Like most tropical islands nowadays, Tenerife is famed for its pristine beaches and tourist heavy night clubs, but this particular resort has hidden treasures. The flora and fauna, fantastical landscapes and diverse wildlife is sure to steal your heart.
Tenerife’s coastline stretches on for 800 miles making it the largest of the Canaries. Sun bathing and surfing take up most of the action here- but the true adventure lies inland.
As you travel inwards, a good pair of walking boots may come in handy as the landscape changes dramatically. You’ll be hiking through the tropical forest and volcanic lava. The Teide National Park covers almost 200 km² of the island, which consists of almost 80% of the world’s volcanic formations. If you fancy a climb, take the northern route of the park and you will find Mount Teide. This ancient Volcano boasts the biggest shadow over the sea worldwide at a height of 12,198ft. Whilst it is still an active Volcano, there’s no need for any concern, there haven’t been any eruptions since 1909.
After the Spanish Conquest, a community of camels were introduced to the island. The camels have inhabited an area near Los Cristianos and Playa de las Américas since the end of the 15th Century and the beginning of the 16th Century. You can see them in action at the Camel Park which they have made their home.
Now as strange as camels on a tropical island may seem, there is something even more extraordinary just around the corner. The park is home to the largest all male troop of western lowland gorillas in the world. Loro Parque has managed to recreate the perfect environment here at Villa Gorilla, which matches up to the gorillas’ natural habitat in Africa.
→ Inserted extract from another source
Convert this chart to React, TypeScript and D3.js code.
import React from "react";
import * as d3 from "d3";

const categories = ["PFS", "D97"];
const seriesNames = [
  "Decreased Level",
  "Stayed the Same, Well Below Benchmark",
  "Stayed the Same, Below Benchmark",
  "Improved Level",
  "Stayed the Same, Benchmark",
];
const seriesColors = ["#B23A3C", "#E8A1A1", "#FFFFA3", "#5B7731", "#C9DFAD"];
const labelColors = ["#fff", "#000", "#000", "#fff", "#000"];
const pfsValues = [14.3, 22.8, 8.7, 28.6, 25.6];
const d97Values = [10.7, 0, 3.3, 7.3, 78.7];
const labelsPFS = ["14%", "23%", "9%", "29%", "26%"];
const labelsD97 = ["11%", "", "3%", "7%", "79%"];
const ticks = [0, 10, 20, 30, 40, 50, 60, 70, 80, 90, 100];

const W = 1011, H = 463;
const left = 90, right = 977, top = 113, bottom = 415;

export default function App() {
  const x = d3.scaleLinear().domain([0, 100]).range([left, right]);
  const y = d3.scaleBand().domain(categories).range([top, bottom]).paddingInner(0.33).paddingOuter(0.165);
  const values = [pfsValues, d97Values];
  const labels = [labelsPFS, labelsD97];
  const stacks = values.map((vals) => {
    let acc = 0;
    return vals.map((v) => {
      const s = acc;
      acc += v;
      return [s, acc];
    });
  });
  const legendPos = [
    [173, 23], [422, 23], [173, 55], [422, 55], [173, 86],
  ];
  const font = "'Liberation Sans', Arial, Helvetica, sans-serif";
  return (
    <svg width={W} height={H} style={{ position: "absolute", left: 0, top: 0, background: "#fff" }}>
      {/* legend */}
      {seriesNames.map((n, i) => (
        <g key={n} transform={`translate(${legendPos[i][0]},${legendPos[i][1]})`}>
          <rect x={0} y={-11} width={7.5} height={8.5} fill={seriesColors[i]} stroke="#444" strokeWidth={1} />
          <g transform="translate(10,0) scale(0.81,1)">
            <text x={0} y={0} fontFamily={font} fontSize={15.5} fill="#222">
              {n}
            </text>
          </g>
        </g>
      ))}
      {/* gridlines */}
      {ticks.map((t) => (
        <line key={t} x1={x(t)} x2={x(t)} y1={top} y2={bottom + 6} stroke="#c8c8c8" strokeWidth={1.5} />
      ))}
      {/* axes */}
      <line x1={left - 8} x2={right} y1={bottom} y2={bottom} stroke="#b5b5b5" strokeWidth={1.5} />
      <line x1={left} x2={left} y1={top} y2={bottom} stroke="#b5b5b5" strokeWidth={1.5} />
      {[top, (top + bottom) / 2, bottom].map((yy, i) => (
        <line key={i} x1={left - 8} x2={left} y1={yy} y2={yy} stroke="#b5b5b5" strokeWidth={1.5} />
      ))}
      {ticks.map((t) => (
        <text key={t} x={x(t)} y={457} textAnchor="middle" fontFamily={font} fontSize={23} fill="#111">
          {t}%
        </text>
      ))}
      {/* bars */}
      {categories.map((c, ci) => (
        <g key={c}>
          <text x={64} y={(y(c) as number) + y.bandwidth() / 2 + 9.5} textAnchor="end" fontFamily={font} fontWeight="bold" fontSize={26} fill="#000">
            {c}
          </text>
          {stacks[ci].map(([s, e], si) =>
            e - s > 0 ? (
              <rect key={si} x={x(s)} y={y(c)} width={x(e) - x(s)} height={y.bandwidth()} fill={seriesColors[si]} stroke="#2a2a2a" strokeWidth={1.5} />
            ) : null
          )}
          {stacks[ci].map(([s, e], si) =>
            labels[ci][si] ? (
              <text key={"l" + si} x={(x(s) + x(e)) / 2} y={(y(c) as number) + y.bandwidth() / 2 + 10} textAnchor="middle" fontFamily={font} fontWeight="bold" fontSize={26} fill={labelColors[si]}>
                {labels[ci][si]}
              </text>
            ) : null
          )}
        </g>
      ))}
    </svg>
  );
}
Gorillas sometimes form all male troops when single males can’t attract enough females to join the group; this is the situation here where these primates have made their home on the 3500 m2 area in Loro Parque.
Only 2% of male gorillas in capacity reach the age of 40. This makes resident gorilla; Schorsch older than his home. Schorsch celebrated his 40th birthday in March and the Loro Parque will enjoy its own 40th anniversary on the 17th of December 2012.
If bird watching is your thing then there are heaps of opportunities in a diverse variety of different bird species. The park is home to Crowned Cranes, Berthelot’s Pipits, Blue Chaffinches, Bolle’s and Laurel Pigeons, tiny Tenerife Goldcrests, Yellow Legged Gulls, Hoopoes, Southern Grey Shrikes and Canarian subspecies of Chiffchaffs, Robins, Blue Tits, Grey Wagtails, Kestrels and Atlantic Canaries.
The evidence for the thrilling diversity of the park comes in the form of 14 plant species that don’t grow anywhere else on earth and 70 species of spiders, insects and other invertebrates that have never been spotted anywhere else. It is also home to the Canary Island Skink, Canary Island Lizard and the Canary Island Wall Gecko.
Tenerife also offers an abundance of opportunities to discover the island’s mysteries for yourself. There are hundreds of unmarked and unexplored archaeological sites with remains from the Guanches (the indigenous inhabitants).There are few details about the history of these native inhabitants, apart from that they emigrated from North Africa to Tenerife sometime between 1000 BC and 100 BC and that they brought wheat, barley and domesticated animals with them.
Experience this extraordinary beach destination for yourself.